GIVEN EXERCISE >> Copy the lines below as they are; omit the images they contain.

━━━━━━━━━━━━━━━━━━━━━━━━━━━━━━

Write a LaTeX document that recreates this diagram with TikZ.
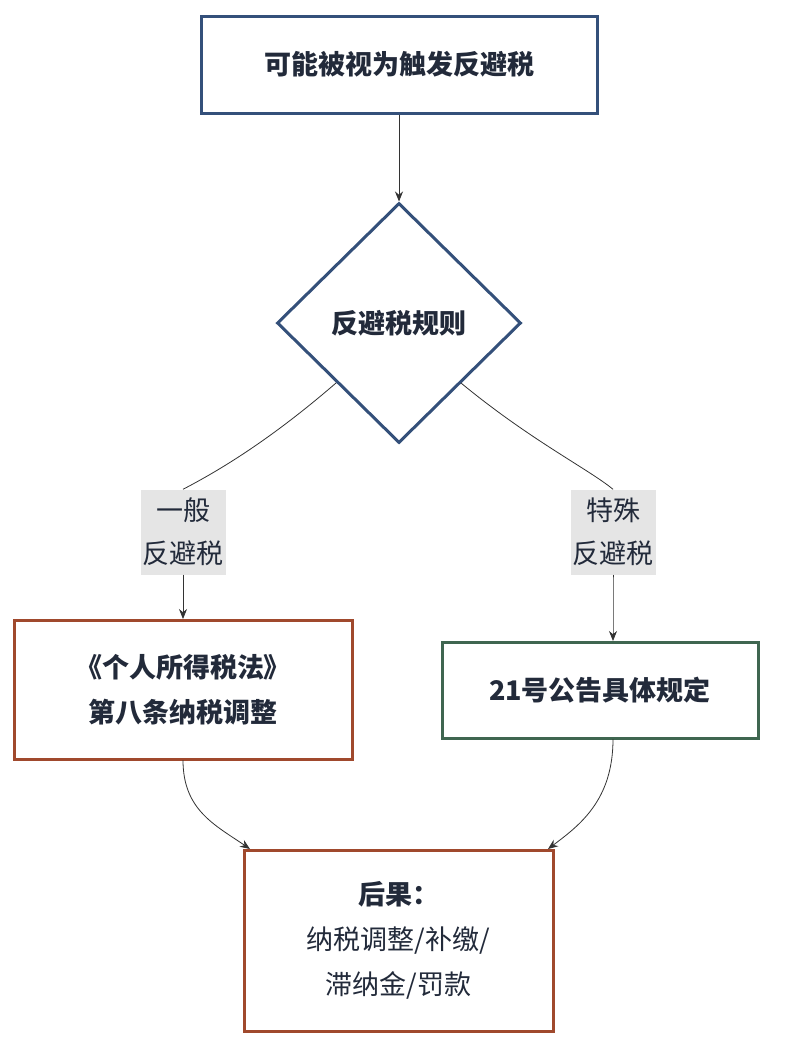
\documentclass[tikz,border=0pt]{standalone}
\usepackage{fontspec}
\setmainfont{Noto Sans CJK SC}
\usetikzlibrary{shapes.geometric,arrows.meta}
\definecolor{navy}{HTML}{34507A}
\definecolor{rust}{HTML}{A0492D}
\definecolor{grn}{HTML}{3F6650}
\definecolor{txt}{HTML}{222A3A}
\begin{document}
\begin{tikzpicture}[x=1pt,y=-1pt,
 box/.style={draw=#1,line width=3pt,fill=white,text=txt,font=\fontsize{27}{45}\selectfont\bfseries,align=center,inner sep=0},
 lab/.style={fill=black!10,text=txt,font=\fontsize{27}{43}\selectfont,align=center,inner sep=0,minimum width=85,minimum height=85},
 arr/.style={draw=black!80,line width=0.8pt,-{Stealth[length=10pt,width=8pt]}}]
\useasboundingbox (0,0) rectangle (800,1053);
\node[box=navy,minimum width=396,minimum height=97] (top) at (399,64.5) {可能被视为触发反避税};
\node[box=navy,diamond,minimum width=244,minimum height=240] (dia) at (399,323) {};
\node[text=txt,font=\fontsize{27}{45}\selectfont\bfseries] at (dia) {反避税规则};
\node[box=rust,minimum width=338,minimum height=139] (l) at (183,689.5) {《个人所得税法》\\第八条纳税调整};
\node[box=grn,minimum width=316,minimum height=96] (r) at (600,690) {21号公告具体规定};
\node[box=rust,minimum width=309,minimum height=181] (b) at (398.5,940.5) {后果：\\\mdseries 纳税调整/补缴/\\\mdseries 滞纳金/罚款};
\node[lab] (ll) at (183,532) {一般\\反避税};
\node[lab] (rl) at (613,532) {特殊\\反避税};
\draw[arr] (top) -- (dia);
\draw[draw=black!80,line width=0.8pt] (336,383) .. controls (270,440) and (220,470) .. (ll.north);
\draw[arr] (ll.south) -- (183,619);
\draw[draw=black!80,line width=0.8pt] (461,383) .. controls (530,440) and (590,470) .. (rl.north);
\draw[arr] (rl.south) .. controls (613,600) and (613,620) .. (613,641);
\draw[arr] (183,760) .. controls (183,810) and (215,825) .. (250,849);
\draw[arr] (613,739) .. controls (613,800) and (580,825) .. (548,849);
\end{tikzpicture}
\end{document}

━━━━━━━━━━━━━━━━━━━━━━━━━━━━━━

SOLVED EXERCISE >>
Write a LaTeX document that recreates this diagram with TikZ.
\documentclass[tikz,border=0pt]{standalone}
\usepackage{fontspec}
\setmainfont{Noto Sans CJK SC}
\usetikzlibrary{shapes.geometric,arrows.meta}
\definecolor{navy}{HTML}{34507A}
\definecolor{rust}{HTML}{A0492D}
\definecolor{grn}{HTML}{3F6650}
\definecolor{txt}{HTML}{222A3A}
\begin{document}
\begin{tikzpicture}[x=1pt,y=-1pt,
 box/.style={draw=#1,line width=3pt,fill=white,text=txt,font=\fontsize{27}{45}\selectfont\bfseries,align=center,inner sep=0},
 lab/.style={fill=black!10,text=txt,font=\fontsize{27}{43}\selectfont,align=center,inner sep=0,minimum width=85,minimum height=85},
 arr/.style={draw=black!80,line width=0.8pt,-{Stealth[length=10pt,width=8pt]}}]
\useasboundingbox (0,0) rectangle (800,1053);
\node[box=navy,minimum width=396,minimum height=97] (top) at (399,64.5) {可能被视为触发反避税};
\node[box=navy,diamond,minimum width=244,minimum height=240] (dia) at (399,323) {};
\node[text=txt,font=\fontsize{27}{45}\selectfont\bfseries] at (dia) {反避税规则};
\node[box=rust,minimum width=338,minimum height=139] (l) at (183,689.5) {《个人所得税法》\\第八条纳税调整};
\node[box=grn,minimum width=316,minimum height=96] (r) at (600,690) {21号公告具体规定};
\node[box=rust,minimum width=309,minimum height=181] (b) at (398.5,940.5) {后果：\\\mdseries 纳税调整/补缴/\\\mdseries 滞纳金/罚款};
\node[lab] (ll) at (183,532) {一般\\反避税};
\node[lab] (rl) at (613,532) {特殊\\反避税};
\draw[arr] (top) -- (dia);
\draw[draw=black!80,line width=0.8pt] (336,383) .. controls (270,440) and (220,470) .. (ll.north);
\draw[arr] (ll.south) -- (183,619);
\draw[draw=black!80,line width=0.8pt] (461,383) .. controls (530,440) and (590,470) .. (rl.north);
\draw[arr] (rl.south) .. controls (613,600) and (613,620) .. (613,641);
\draw[arr] (183,760) .. controls (183,810) and (215,825) .. (250,849);
\draw[arr] (613,739) .. controls (613,800) and (580,825) .. (548,849);
\end{tikzpicture}
\end{document}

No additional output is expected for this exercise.